The first city to have the builder’s remedy thrust upon them was Santa Monica who failed to adopt a valid housing element. What happened next shocked California: the residential zoning for the city was suspended by law.
The whole residential zoning.
A town which in the last eight years approved 1,600 new homes and within a week, saw a dozen development proposals filed that put 4,000 new homes in the pipeline with over 800 of them deed-restricted for low income households. They couldn’t reject a single home, either. It didn’t even go through a long city council process, the project approvals were merely administrative by the planning department who verified if the project is sound in non-density or height regulations. The city councils and zoning boards had zero authority to deny the projects. Zero.
This shocked California political pundits, news media and neighborhood organizations. This had never happened before. Were more cities next? Yes, the rest of the state of California. But it was brought about by a combinations of new and old laws that got us here. So a brief history:
The “builder’s remedy” is a very old law from the 1990s known as the Housing Accountability Act (HAA). Cities since the 1970s have been required to design housing elements (formerly known as municipal master plans) that essentially sketch out the residential zoning of a city. During the ‘70s, cities were all about an anti-population growth and downzoned the capacity for future housing by the millions in housing units, which pretty quickly led to a housing shortage.
In the 1980s, the state passed the Regional Housing Needs Allocation (RHNA) which gave every municipality a target amount of housing to build based on population growth. These early estimates were remarkably small, they were astonishingly controversial, and unsurprisingly most cities didn’t even try to fulfill them. So the legislature gradually passed policies to try and provide carrots to encourage cities, such as affordable housing funds, and a few sticks such as the HAA. The HAA contained a provision that if a city’s housing element didn’t satisfy the standards laid out by the Housing and Community Development (HCD), which oversees the process of zoning for RHNA targets, then your current zoning is suspended.

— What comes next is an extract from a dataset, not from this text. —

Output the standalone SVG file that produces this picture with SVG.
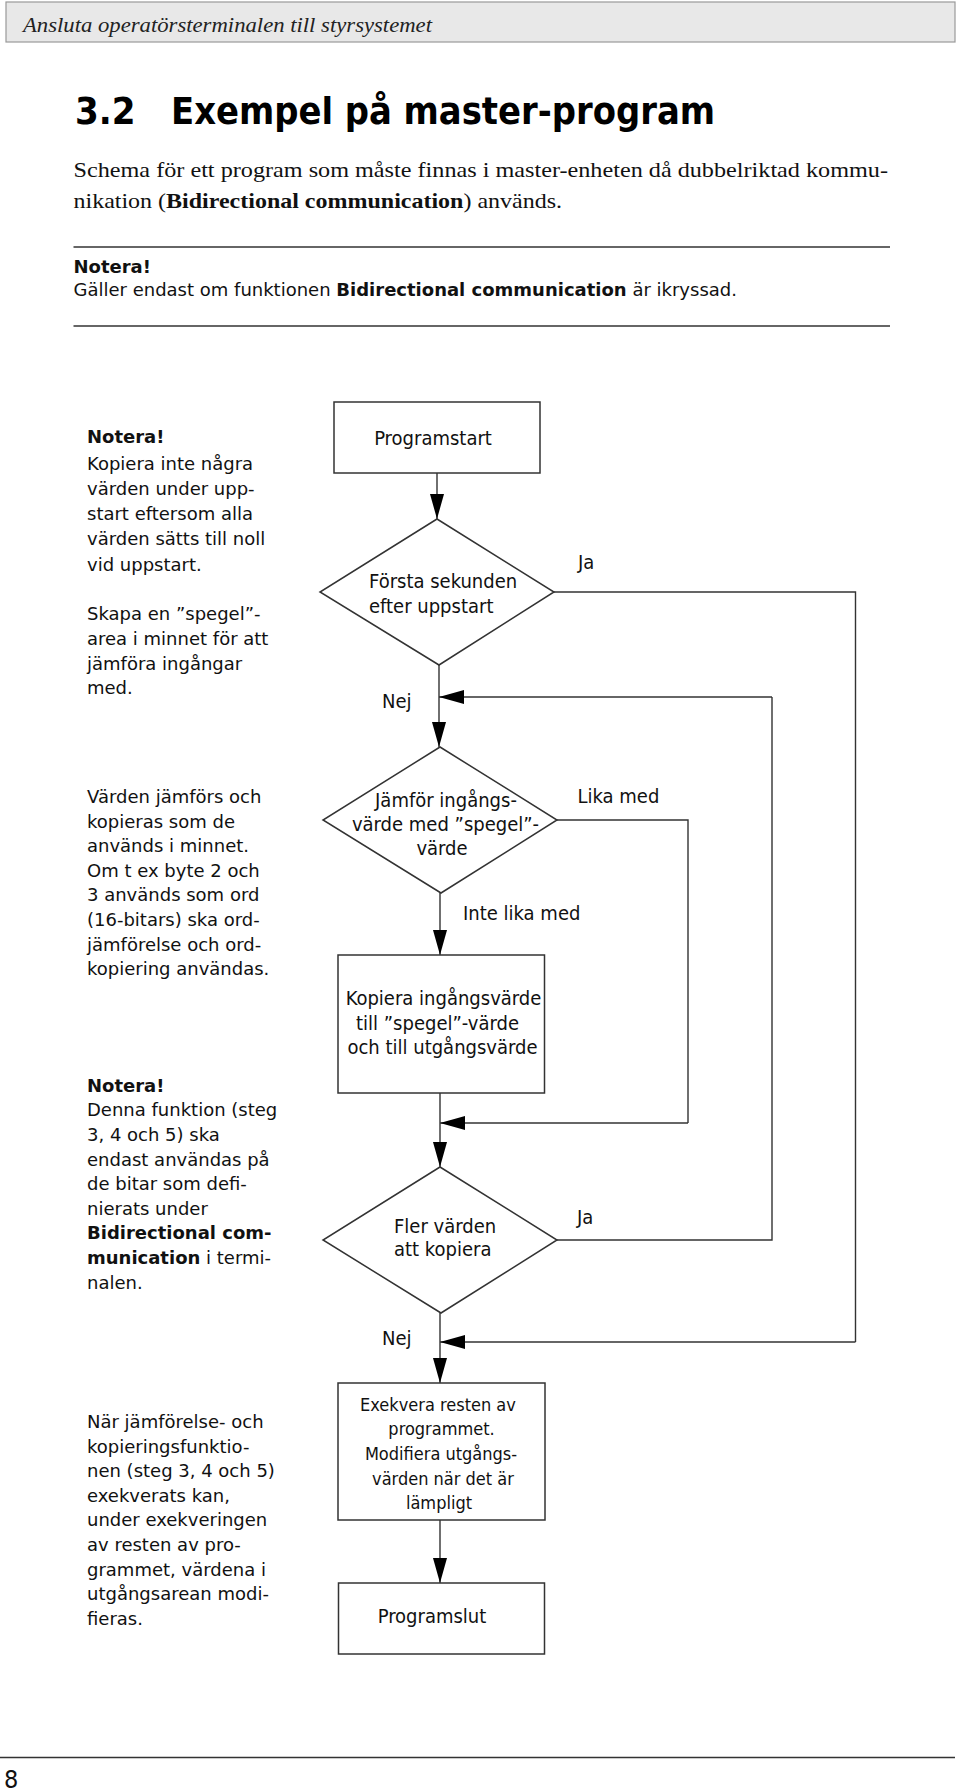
<svg xmlns="http://www.w3.org/2000/svg" width="960" height="1792" viewBox="0 0 960 1792">
<style>
.hdr{font-family:"Liberation Serif",serif;font-style:italic;font-size:20px;fill:#222}
.title{font-family:"DejaVu Sans Condensed","DejaVu Sans",sans-serif;font-weight:bold;font-size:38px;fill:#000}
.para{font-family:"Liberation Serif",serif;font-size:22px;fill:#111}
.note{font-family:"DejaVu Sans",sans-serif;font-size:18px;fill:#111}
.b{font-weight:bold}
.fc{font-family:"DejaVu Sans Condensed","DejaVu Sans",sans-serif;font-size:20px;fill:#111}
.fs{font-family:"DejaVu Sans Condensed","DejaVu Sans",sans-serif;font-size:18px;fill:#111}
.shape{fill:#fff;stroke:#333;stroke-width:1.5}
.conn{fill:none;stroke:#333;stroke-width:1.4}
.rule{stroke:#333;stroke-width:1.5}
</style>
<defs>
<marker id="arr" markerUnits="userSpaceOnUse" markerWidth="25" markerHeight="14" refX="25" refY="7" orient="auto">
<path d="M0,0 L25,7 L0,14 z" fill="#000"/>
</marker>
</defs>
<rect x="0" y="0" width="960" height="1792" fill="#fff"/>

<g id="header">
<rect x="6" y="2" width="949" height="40" fill="#e8e8e8" stroke="#999" stroke-width="1.2"/>
<text class="hdr" x="23" y="32" textLength="409" lengthAdjust="spacingAndGlyphs">Ansluta operatörsterminalen till styrsystemet</text>
</g>

<g id="title">
<text class="title" x="75" y="124">3.2</text>
<text class="title" x="171" y="124" textLength="544" lengthAdjust="spacingAndGlyphs">Exempel på master-program</text>
</g>

<g id="intro">
<text class="para" x="73.5" y="177" textLength="814.5" lengthAdjust="spacingAndGlyphs">Schema för ett program som måste finnas i master-enheten då dubbelriktad kommu-</text>
<text class="para" x="73.5" y="208" textLength="488.5" lengthAdjust="spacingAndGlyphs">nikation (<tspan class="b">Bidirectional communication</tspan>) används.</text>
<line class="rule" x1="73.5" y1="247" x2="890" y2="247"/>
<text class="note" x="73.5" y="273"><tspan class="b">Notera!</tspan></text>
<text class="note" x="73.5" y="296">Gäller endast om funktionen <tspan class="b">Bidirectional communication</tspan> är ikryssad.</text>
<line class="rule" x1="73.5" y1="326" x2="890" y2="326"/>
</g>

<g id="note1">
<text class="note" x="87" y="443"><tspan class="b">Notera!</tspan></text>
<text class="note" x="87" y="470">Kopiera inte några</text>
<text class="note" x="87" y="495">värden under upp-</text>
<text class="note" x="87" y="520">start eftersom alla</text>
<text class="note" x="87" y="545">värden sätts till noll</text>
<text class="note" x="87" y="571">vid uppstart.</text>
<text class="note" x="87" y="620">Skapa en ”spegel”-</text>
<text class="note" x="87" y="645">area i minnet för att</text>
<text class="note" x="87" y="669.5">jämföra ingångar</text>
<text class="note" x="87" y="694">med.</text>
</g>

<g id="note2">
<text class="note" x="87" y="803">Värden jämförs och</text>
<text class="note" x="87" y="827.6">kopieras som de</text>
<text class="note" x="87" y="852.2">används i minnet.</text>
<text class="note" x="87" y="876.8">Om t ex byte 2 och</text>
<text class="note" x="87" y="901.4">3 används som ord</text>
<text class="note" x="87" y="926">(16-bitars) ska ord-</text>
<text class="note" x="87" y="950.6">jämförelse och ord-</text>
<text class="note" x="87" y="975.2">kopiering användas.</text>
</g>

<g id="note3">
<text class="note" x="87" y="1091.7"><tspan class="b">Notera!</tspan></text>
<text class="note" x="87" y="1116.3">Denna funktion (steg</text>
<text class="note" x="87" y="1140.9">3, 4 och 5) ska</text>
<text class="note" x="87" y="1165.5">endast användas på</text>
<text class="note" x="87" y="1190.1">de bitar som defi-</text>
<text class="note" x="87" y="1214.7">nierats under</text>
<text class="note" x="87" y="1239.3"><tspan class="b">Bidirectional com-</tspan></text>
<text class="note" x="87" y="1263.9"><tspan class="b">munication</tspan> i termi-</text>
<text class="note" x="87" y="1288.5">nalen.</text>
</g>

<g id="note4">
<text class="note" x="87" y="1428">När jämförelse- och</text>
<text class="note" x="87" y="1452.6">kopieringsfunktio-</text>
<text class="note" x="87" y="1477.2">nen (steg 3, 4 och 5)</text>
<text class="note" x="87" y="1501.8">exekverats kan,</text>
<text class="note" x="87" y="1526.4">under exekveringen</text>
<text class="note" x="87" y="1551">av resten av pro-</text>
<text class="note" x="87" y="1575.6">grammet, värdena i</text>
<text class="note" x="87" y="1600.2">utgångsarean modi-</text>
<text class="note" x="87" y="1624.8">fieras.</text>
</g>

<g id="connectors">
<line class="conn" x1="437" y1="473" x2="437" y2="519" marker-end="url(#arr)"/>
<line class="conn" x1="439" y1="665" x2="439" y2="747" marker-end="url(#arr)"/>
<polyline class="conn" points="554,592 855.5,592 855.5,1342"/>
<line class="conn" x1="855.5" y1="1342" x2="440" y2="1342" marker-end="url(#arr)"/>
<line class="conn" x1="440" y1="893" x2="440" y2="955" marker-end="url(#arr)"/>
<polyline class="conn" points="557,820 688,820 688,1123"/>
<line class="conn" x1="688" y1="1123" x2="440" y2="1123" marker-end="url(#arr)"/>
<line class="conn" x1="440" y1="1093" x2="440" y2="1167" marker-end="url(#arr)"/>
<polyline class="conn" points="557,1240 772,1240 772,697"/>
<line class="conn" x1="772" y1="697" x2="439" y2="697" marker-end="url(#arr)"/>
<line class="conn" x1="440" y1="1313" x2="440" y2="1383" marker-end="url(#arr)"/>
<line class="conn" x1="440" y1="1520" x2="440" y2="1583" marker-end="url(#arr)"/>
<text class="fc" x="578" y="569">Ja</text>
<text class="fc" x="382" y="708">Nej</text>
<text class="fc" x="577.5" y="803">Lika med</text>
<text class="fc" x="463" y="920">Inte lika med</text>
<text class="fc" x="577" y="1224">Ja</text>
<text class="fc" x="382" y="1345">Nej</text>
</g>

<g id="programstart">
<rect class="shape" x="334" y="402" width="206" height="71"/>
<text class="fc" x="433" y="445" text-anchor="middle">Programstart</text>
</g>

<g id="forsta-sekunden">
<polygon class="shape" points="437,519 554,592 439,665 320,592"/>
<text class="fc" x="369" y="588">Första sekunden</text>
<text class="fc" x="369" y="613">efter uppstart</text>
</g>

<g id="jamfor">
<polygon class="shape" points="440,747 557,820 441,893 323,820"/>
<text class="fc" x="446" y="807" text-anchor="middle">Jämför ingångs-</text>
<text class="fc" x="445.5" y="831" text-anchor="middle">värde med ”spegel”-</text>
<text class="fc" x="442" y="855" text-anchor="middle">värde</text>
</g>

<g id="kopiera">
<rect class="shape" x="338" y="955" width="206.5" height="138"/>
<text class="fc" x="443.5" y="1005" text-anchor="middle">Kopiera ingångsvärde</text>
<text class="fc" x="437.5" y="1029.5" text-anchor="middle">till ”spegel”-värde</text>
<text class="fc" x="442.5" y="1054" text-anchor="middle">och till utgångsvärde</text>
</g>

<g id="fler-varden">
<polygon class="shape" points="440,1167 557,1240 441,1313 323,1240"/>
<text class="fc" x="394" y="1233">Fler värden</text>
<text class="fc" x="394" y="1256">att kopiera</text>
</g>

<g id="exekvera">
<rect class="shape" x="338" y="1383" width="207" height="137"/>
<text class="fs" x="438" y="1410.5" text-anchor="middle">Exekvera resten av</text>
<text class="fs" x="441.5" y="1435" text-anchor="middle">programmet.</text>
<text class="fs" x="441" y="1460" text-anchor="middle">Modifiera utgångs-</text>
<text class="fs" x="443" y="1485" text-anchor="middle">värden när det är</text>
<text class="fs" x="439" y="1509" text-anchor="middle">lämpligt</text>
</g>

<g id="programslut">
<rect class="shape" x="338.5" y="1583" width="206" height="71"/>
<text class="fc" x="432" y="1622.7" text-anchor="middle">Programslut</text>
</g>

<g id="footer">
<line class="rule" x1="0" y1="1757.5" x2="955" y2="1757.5"/>
<text x="4" y="1788" font-family="DejaVu Sans Condensed, DejaVu Sans, sans-serif" font-size="25" fill="#111">8</text>
</g>
</svg>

Essentially you have no zoning power over housing rules like height and density limits until you make a zoning map that HCD finds suitable enough to build the RHNA numbers your city is given. But since the HAA’s passage in 1990, this policy was entirely hypothetical and obscure because HCD never invoked it via declaring a city out of compliance. They wouldn’t dare. There were no real standards or scrutiny so HCD would just approve any housing elements no matter how bad. Cities routinely zoned for housing in illogical and comical areas where they’d never be built, and still do, such as Orinda, CA trying to zone for its low income housing requirements beside an impractical freeway off-ramp.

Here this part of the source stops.